**What to work on**
Start at the line holding "Clone this diagram in TikZ.", stop at the line holding "(1527,150.6) -- (1527,655.4);", and repeat those lines exactly, both ends included; skip the pictures.

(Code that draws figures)
• • • • •
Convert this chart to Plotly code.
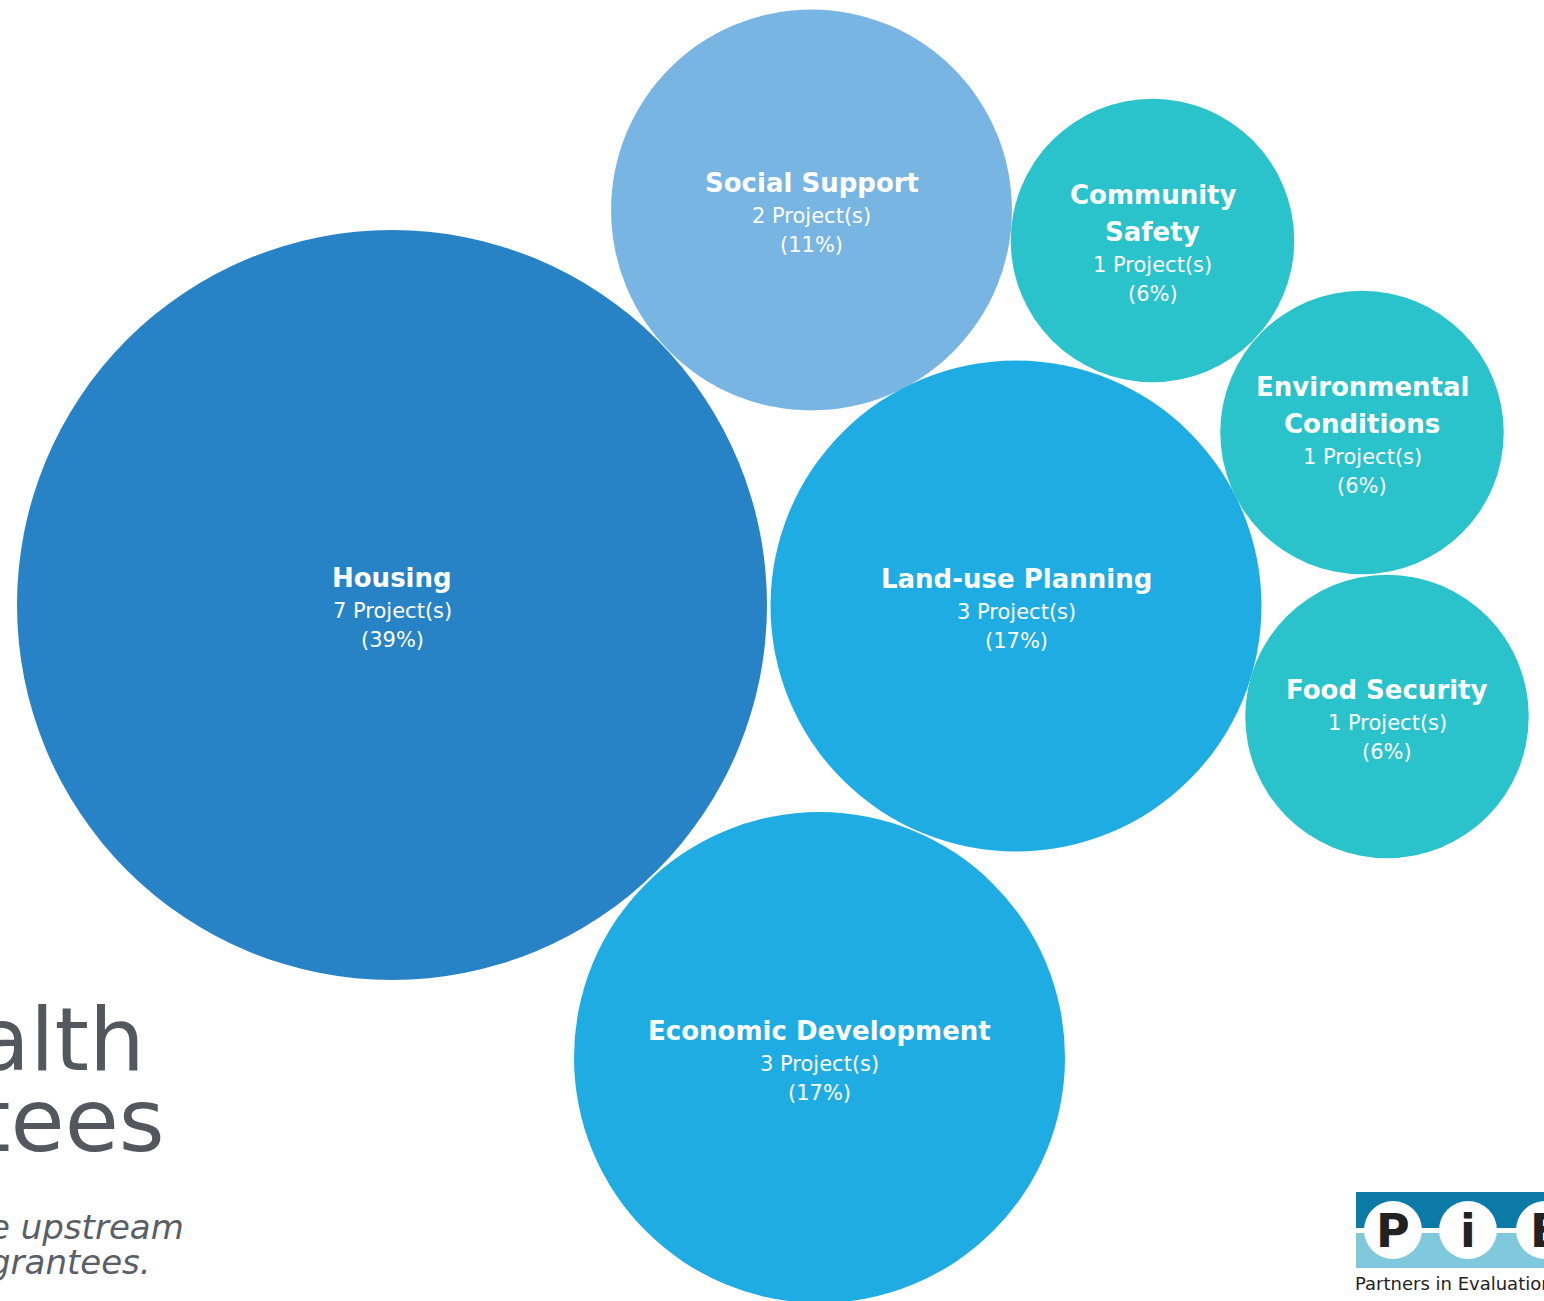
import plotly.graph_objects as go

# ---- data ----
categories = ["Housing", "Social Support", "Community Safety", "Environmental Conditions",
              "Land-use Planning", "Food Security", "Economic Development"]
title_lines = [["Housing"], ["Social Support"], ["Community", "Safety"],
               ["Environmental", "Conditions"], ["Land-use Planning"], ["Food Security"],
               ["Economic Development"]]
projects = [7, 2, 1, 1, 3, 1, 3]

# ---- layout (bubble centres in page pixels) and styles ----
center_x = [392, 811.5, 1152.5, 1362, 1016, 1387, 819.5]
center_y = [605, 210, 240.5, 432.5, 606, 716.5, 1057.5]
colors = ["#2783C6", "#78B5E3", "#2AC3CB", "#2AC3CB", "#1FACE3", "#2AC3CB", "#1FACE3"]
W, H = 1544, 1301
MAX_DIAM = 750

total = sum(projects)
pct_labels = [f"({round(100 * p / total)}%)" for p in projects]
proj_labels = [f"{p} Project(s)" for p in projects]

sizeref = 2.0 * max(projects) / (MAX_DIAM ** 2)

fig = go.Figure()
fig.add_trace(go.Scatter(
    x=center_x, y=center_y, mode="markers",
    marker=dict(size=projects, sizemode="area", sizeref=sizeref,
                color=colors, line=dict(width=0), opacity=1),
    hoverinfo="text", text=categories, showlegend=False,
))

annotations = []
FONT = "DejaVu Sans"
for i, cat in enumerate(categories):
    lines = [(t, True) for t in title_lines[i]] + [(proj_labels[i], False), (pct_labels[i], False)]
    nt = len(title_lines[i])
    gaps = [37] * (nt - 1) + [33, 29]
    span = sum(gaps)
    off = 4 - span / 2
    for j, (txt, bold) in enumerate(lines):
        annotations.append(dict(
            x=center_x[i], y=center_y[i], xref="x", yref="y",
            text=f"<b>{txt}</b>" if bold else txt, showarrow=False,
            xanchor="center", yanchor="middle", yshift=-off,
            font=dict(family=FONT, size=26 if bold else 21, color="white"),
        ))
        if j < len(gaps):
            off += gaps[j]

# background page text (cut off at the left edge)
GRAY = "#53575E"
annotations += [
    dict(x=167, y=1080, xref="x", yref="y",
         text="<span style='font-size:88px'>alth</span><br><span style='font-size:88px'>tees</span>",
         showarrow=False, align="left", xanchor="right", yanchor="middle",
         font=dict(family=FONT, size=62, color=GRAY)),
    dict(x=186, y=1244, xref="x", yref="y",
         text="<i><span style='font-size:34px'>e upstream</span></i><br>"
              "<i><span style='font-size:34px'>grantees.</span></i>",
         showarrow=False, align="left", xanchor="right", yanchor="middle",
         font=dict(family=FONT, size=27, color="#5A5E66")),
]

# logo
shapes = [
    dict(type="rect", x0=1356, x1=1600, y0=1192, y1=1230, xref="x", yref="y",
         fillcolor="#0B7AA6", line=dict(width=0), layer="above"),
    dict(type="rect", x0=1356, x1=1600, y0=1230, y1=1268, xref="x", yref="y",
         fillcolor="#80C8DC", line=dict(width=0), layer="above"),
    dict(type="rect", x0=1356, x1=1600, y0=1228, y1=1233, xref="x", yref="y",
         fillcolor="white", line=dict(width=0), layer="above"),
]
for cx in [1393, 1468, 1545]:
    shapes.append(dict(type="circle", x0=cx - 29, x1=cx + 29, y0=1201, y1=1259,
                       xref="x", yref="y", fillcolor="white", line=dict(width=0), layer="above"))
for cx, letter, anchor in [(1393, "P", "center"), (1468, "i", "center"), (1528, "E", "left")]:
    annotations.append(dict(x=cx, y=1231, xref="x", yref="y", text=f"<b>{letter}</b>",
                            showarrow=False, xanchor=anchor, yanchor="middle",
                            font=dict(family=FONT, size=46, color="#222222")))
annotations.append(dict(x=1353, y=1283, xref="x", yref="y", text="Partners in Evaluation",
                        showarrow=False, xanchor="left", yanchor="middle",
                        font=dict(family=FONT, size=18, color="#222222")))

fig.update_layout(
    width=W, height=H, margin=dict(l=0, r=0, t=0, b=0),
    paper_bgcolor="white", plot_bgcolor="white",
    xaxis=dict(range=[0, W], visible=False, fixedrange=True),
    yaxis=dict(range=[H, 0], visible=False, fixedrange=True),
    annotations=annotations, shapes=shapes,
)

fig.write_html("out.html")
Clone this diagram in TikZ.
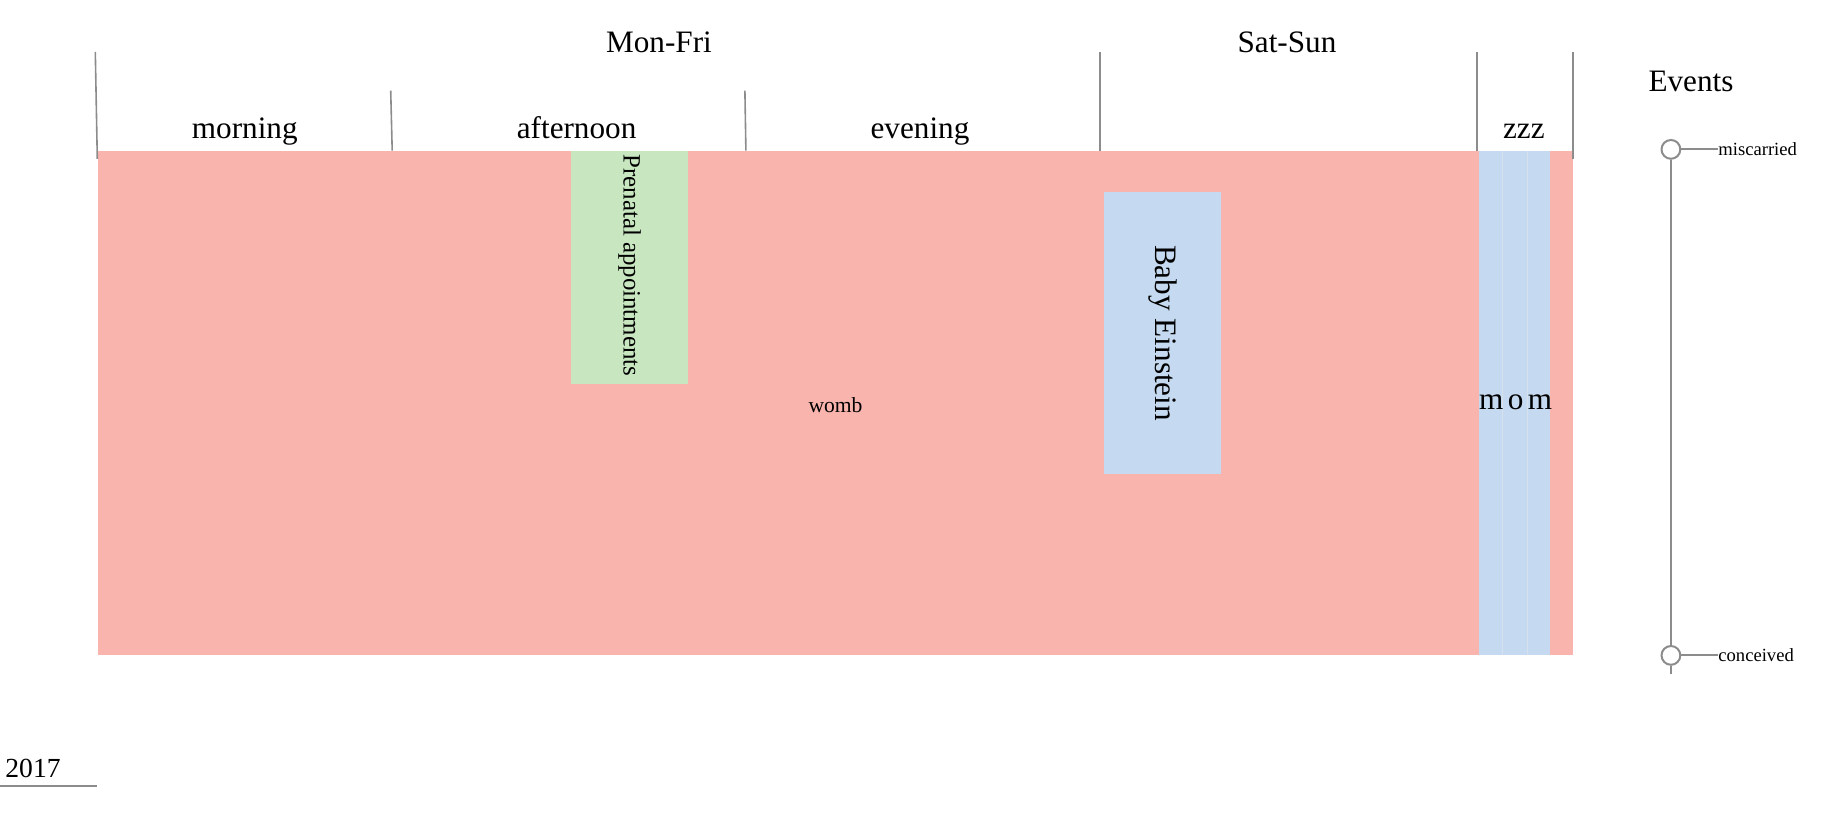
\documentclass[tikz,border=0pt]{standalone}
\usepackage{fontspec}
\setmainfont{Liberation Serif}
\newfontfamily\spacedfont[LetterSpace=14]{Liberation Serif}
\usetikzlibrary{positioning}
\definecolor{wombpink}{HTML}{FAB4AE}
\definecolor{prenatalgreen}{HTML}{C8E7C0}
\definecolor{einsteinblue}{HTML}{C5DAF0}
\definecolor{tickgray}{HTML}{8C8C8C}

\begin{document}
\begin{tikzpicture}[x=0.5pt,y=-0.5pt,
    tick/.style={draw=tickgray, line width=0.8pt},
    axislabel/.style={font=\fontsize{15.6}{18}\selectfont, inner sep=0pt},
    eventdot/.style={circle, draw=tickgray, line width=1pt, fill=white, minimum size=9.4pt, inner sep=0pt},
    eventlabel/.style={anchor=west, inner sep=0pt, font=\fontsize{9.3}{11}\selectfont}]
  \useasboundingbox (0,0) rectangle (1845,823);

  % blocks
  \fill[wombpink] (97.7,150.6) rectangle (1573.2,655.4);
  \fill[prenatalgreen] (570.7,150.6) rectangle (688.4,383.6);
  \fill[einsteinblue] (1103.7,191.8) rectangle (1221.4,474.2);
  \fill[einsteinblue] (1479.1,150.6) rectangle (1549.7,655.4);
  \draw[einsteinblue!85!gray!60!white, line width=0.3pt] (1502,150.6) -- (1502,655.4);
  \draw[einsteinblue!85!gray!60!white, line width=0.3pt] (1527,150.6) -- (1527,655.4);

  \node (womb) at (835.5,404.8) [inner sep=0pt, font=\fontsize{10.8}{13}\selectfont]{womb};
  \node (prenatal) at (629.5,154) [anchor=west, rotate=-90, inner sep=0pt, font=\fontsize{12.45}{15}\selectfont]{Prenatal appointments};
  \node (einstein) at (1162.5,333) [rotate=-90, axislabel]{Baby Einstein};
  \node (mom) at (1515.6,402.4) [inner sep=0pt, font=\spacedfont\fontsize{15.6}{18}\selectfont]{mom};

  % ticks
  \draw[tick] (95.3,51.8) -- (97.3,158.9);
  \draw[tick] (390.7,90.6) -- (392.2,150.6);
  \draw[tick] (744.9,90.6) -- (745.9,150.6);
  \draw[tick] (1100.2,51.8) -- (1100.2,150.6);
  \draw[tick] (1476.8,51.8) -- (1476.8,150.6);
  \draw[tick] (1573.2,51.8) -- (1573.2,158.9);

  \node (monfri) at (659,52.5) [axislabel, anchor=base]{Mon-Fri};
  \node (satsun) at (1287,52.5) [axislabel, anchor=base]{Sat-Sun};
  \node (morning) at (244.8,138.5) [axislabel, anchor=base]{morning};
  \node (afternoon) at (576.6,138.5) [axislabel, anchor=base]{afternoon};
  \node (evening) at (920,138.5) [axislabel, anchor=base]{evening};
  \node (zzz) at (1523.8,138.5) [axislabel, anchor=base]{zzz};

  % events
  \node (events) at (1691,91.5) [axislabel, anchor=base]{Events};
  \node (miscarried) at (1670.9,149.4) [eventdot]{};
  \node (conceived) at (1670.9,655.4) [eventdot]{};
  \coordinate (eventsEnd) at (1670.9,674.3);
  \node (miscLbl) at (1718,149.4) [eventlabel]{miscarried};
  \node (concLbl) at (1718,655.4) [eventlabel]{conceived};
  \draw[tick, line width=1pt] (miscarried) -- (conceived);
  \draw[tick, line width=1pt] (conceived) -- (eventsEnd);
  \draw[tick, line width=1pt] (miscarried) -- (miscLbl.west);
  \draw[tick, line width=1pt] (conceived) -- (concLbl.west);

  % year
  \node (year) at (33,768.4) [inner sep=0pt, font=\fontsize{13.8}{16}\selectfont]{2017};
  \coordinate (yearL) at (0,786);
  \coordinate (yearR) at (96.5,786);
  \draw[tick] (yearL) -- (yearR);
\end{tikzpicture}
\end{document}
• • • • •
**Expected answer**
Clone this diagram in TikZ.
\documentclass[tikz,border=0pt]{standalone}
\usepackage{fontspec}
\setmainfont{Liberation Serif}
\newfontfamily\spacedfont[LetterSpace=14]{Liberation Serif}
\usetikzlibrary{positioning}
\definecolor{wombpink}{HTML}{FAB4AE}
\definecolor{prenatalgreen}{HTML}{C8E7C0}
\definecolor{einsteinblue}{HTML}{C5DAF0}
\definecolor{tickgray}{HTML}{8C8C8C}

\begin{document}
\begin{tikzpicture}[x=0.5pt,y=-0.5pt,
    tick/.style={draw=tickgray, line width=0.8pt},
    axislabel/.style={font=\fontsize{15.6}{18}\selectfont, inner sep=0pt},
    eventdot/.style={circle, draw=tickgray, line width=1pt, fill=white, minimum size=9.4pt, inner sep=0pt},
    eventlabel/.style={anchor=west, inner sep=0pt, font=\fontsize{9.3}{11}\selectfont}]
  \useasboundingbox (0,0) rectangle (1845,823);

  % blocks
  \fill[wombpink] (97.7,150.6) rectangle (1573.2,655.4);
  \fill[prenatalgreen] (570.7,150.6) rectangle (688.4,383.6);
  \fill[einsteinblue] (1103.7,191.8) rectangle (1221.4,474.2);
  \fill[einsteinblue] (1479.1,150.6) rectangle (1549.7,655.4);
  \draw[einsteinblue!85!gray!60!white, line width=0.3pt] (1502,150.6) -- (1502,655.4);
  \draw[einsteinblue!85!gray!60!white, line width=0.3pt] (1527,150.6) -- (1527,655.4);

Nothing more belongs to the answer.